The use of non-nuclear EMP doesn’t raise the same concerns about nuclear escalation and clouds of radionuclides drifting over, say, China. On the other hand, South Korea is almost certainly far more dependent on technology, and thus far more vulnerable to EMP warfare, than the North. The area south of the DMZ is heavily populated, whereas the area to the North is thinly populated and technologically backward. Whether a first use of EMP is really a good idea depends on unknowable facts, such as the imminence and scale of the threat we’d be preempting, the capability of the weapons, and the likelihood that North Korea could respond in kind.
For a more scaleable form of deterrence, I’m much more comfortable with this idea, myself.

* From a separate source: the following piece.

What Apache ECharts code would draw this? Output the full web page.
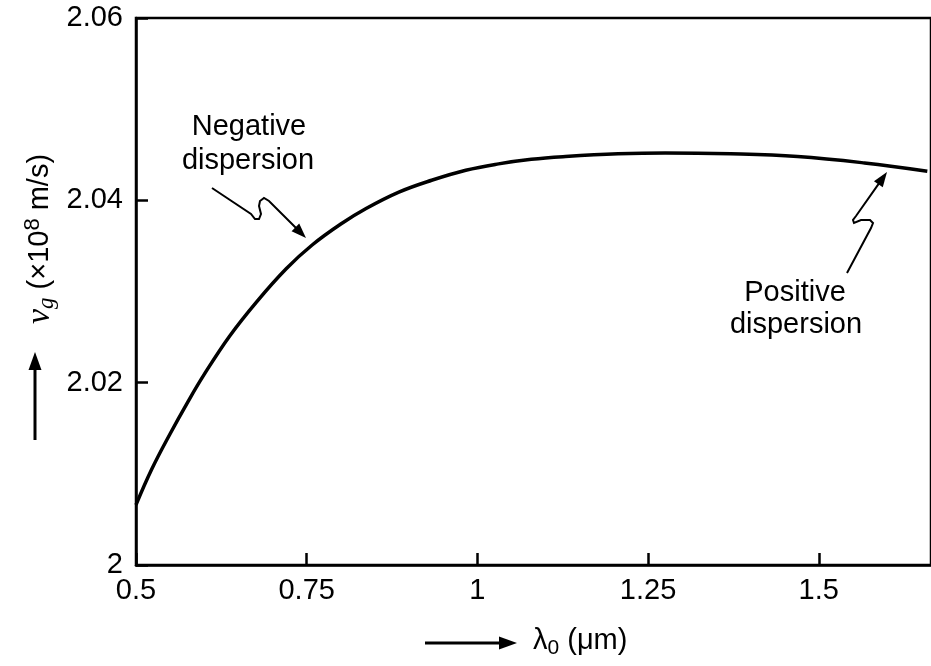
<!DOCTYPE html>
<html>
<head>
<meta charset="utf-8">
<script src="https://cdn.jsdelivr.net/npm/echarts@6/dist/echarts.min.js"></script>
<style>
  html, body { margin: 0; background: #fff; }
  #chart { width: 931px; height: 666px; }
</style>
</head>
<body>
<div id="chart"></div>
<script>
// wavelength lambda0 (um) and group velocity vg (x10^8 m/s)
const wavelength = [0.5, 0.523, 0.55, 0.576, 0.599, 0.637, 0.677, 0.72, 0.758, 0.8, 0.837, 0.885, 0.933, 0.983, 1.031, 1.079, 1.129, 1.206, 1.275, 1.371, 1.469, 1.567, 1.659];
const groupVelocity = [2.0066, 2.0105, 2.0144, 2.0179, 2.0208, 2.0251, 2.0289, 2.0325, 2.0351, 2.0374, 2.0391, 2.0409, 2.0422, 2.0433, 2.0440, 2.0445, 2.0448, 2.0451, 2.0452, 2.0451, 2.0448, 2.0441, 2.0432];

const xTicks = [0.5, 0.75, 1, 1.25, 1.5];
const yTicks = [2, 2.02, 2.04, 2.06];

const FONT = '"Liberation Sans", Arial, sans-serif';
const SIZE = 29;

const chart = echarts.init(document.getElementById('chart'));

// arrow with a filled head at the last point
function arrow(points, head, width) {
  const n = points.length;
  const [tx, ty] = points[n - 1];
  const [px, py] = points[n - 2];
  const len = Math.hypot(tx - px, ty - py);
  const ux = (tx - px) / len, uy = (ty - py) / len;
  const bx = tx - ux * head, by = ty - uy * head;
  const w = head * 0.36;
  const shaft = points.slice(0, n - 1).concat([[bx + ux * 2, by + uy * 2]]);
  return [
    { type: 'polyline', silent: true, shape: { points: shaft },
      style: { stroke: '#000', lineWidth: width, fill: null } },
    { type: 'polygon', silent: true,
      shape: { points: [[tx, ty], [bx - uy * w, by + ux * w], [bx + uy * w, by - ux * w]] },
      style: { fill: '#000' } }
  ];
}

function label(text, x, y) {
  return { type: 'text', x: x, y: y, silent: true,
    style: { text: text, font: SIZE + 'px ' + FONT, fill: '#000', align: 'center', verticalAlign: 'middle' } };
}

const graphics = [].concat(
  label('Negative', 249, 127),
  label('dispersion', 248, 161),
  arrow([[212, 188], [251, 214], [255, 219], [259, 219], [261, 214], [259, 206], [260, 201], [264, 198], [269, 201], [306, 238]], 15, 2),
  label('Positive', 795, 293),
  label('dispersion', 796, 325),
  arrow([[847, 273], [871, 228], [873, 223], [870, 220], [861, 220], [854, 223], [853, 220], [856, 216], [887, 172]], 15, 2),
  // y-axis title with arrow
  arrow([[35, 440], [35, 352]], 18, 3),
  [{
    type: 'text', x: 40, y: 239, rotation: Math.PI / 2, silent: true,
    style: {
      text: '{v|ν}{s|g}{a| (×10}{p|8}{a| m/s)}',
      align: 'center', verticalAlign: 'middle', fill: '#000',
      rich: {
        v: { fontFamily: '"Liberation Serif", serif', fontStyle: 'italic', fontSize: 34, lineHeight: 36 },
        a: { fontFamily: FONT, fontSize: SIZE, lineHeight: 36 },
        s: { fontFamily: '"Liberation Serif", serif', fontStyle: 'italic', fontSize: 23, lineHeight: 22, verticalAlign: 'bottom' },
        p: { fontFamily: FONT, fontSize: 22, lineHeight: 20, verticalAlign: 'top' }
      }
    }
  }],
  // x-axis title with arrow
  arrow([[425, 643], [517, 643]], 18, 3),
  [{
    type: 'text', x: 533, y: 641, silent: true,
    style: {
      text: '{a|λ}{s|0}{a| (μm)}',
      align: 'left', verticalAlign: 'middle', fill: '#000',
      rich: {
        a: { fontFamily: FONT, fontSize: SIZE, lineHeight: 36 },
        s: { fontFamily: FONT, fontSize: 21, lineHeight: 22, verticalAlign: 'bottom' }
      }
    }
  }]
);

const option = {
  animation: false,
  backgroundColor: '#fff',
  grid: {
    left: 136, right: -3, top: 18, bottom: 101,
    show: true, borderColor: '#000', borderWidth: 2.5
  },
  xAxis: {
    type: 'value',
    min: xTicks[0],
    max: 1.6644,
    interval: xTicks[1] - xTicks[0],
    axisLine: { show: true, onZero: false, lineStyle: { color: '#000', width: 2.5 } },
    axisTick: { show: true, inside: true, length: 12, lineStyle: { color: '#000', width: 2.5 } },
    splitLine: { show: false },
    axisLabel: {
      color: '#000', fontSize: SIZE, fontFamily: FONT, margin: 11,
      showMaxLabel: false,
      formatter: v => xTicks.includes(+v.toFixed(2)) ? String(+v.toFixed(2)) : ''
    }
  },
  yAxis: {
    type: 'value',
    min: yTicks[0],
    max: yTicks[yTicks.length - 1],
    interval: 0.02,
    axisLine: { show: true, lineStyle: { color: '#000', width: 2.5 } },
    axisTick: { show: true, inside: true, length: 12, lineStyle: { color: '#000', width: 2.5 } },
    splitLine: { show: false },
    axisLabel: {
      color: '#000', fontSize: SIZE, fontFamily: FONT, margin: 13,
      formatter: v => String(+v.toFixed(2))
    }
  },
  series: [{
    type: 'line',
    data: wavelength.map((x, i) => [x, groupVelocity[i]]),
    smooth: 0.4,
    symbol: 'none',
    lineStyle: { color: '#000', width: 3.5 }
  }],
  graphic: graphics
};

chart.setOption(option);
</script>
</body>
</html>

While North and South Korea agreed some years ago to forego psychological warfare against each other, the North is a flagrant purveyor of vitriol and falsehood. Surely the alliance can better saturate the North with uncomfortable facts—from pictures of Kim Jong-Un’s luxury houses side by side with North Korean gulags, to video lectures by North Korean refugees who have managed to escape the world’s most oppressive regime.
In fact, I don’t see any good arguments against doing these things in response to North Korea’s tests of SCUD, 300-millimeter rockets, or ICBM engines. If one of our goals is to slow the rate of North Korea’s progress toward acquiring an effective nuclear arsenal, wouldn’t it make sense to convince Kim Jong Un that that progress also carries risks, and that time isn’t on his side?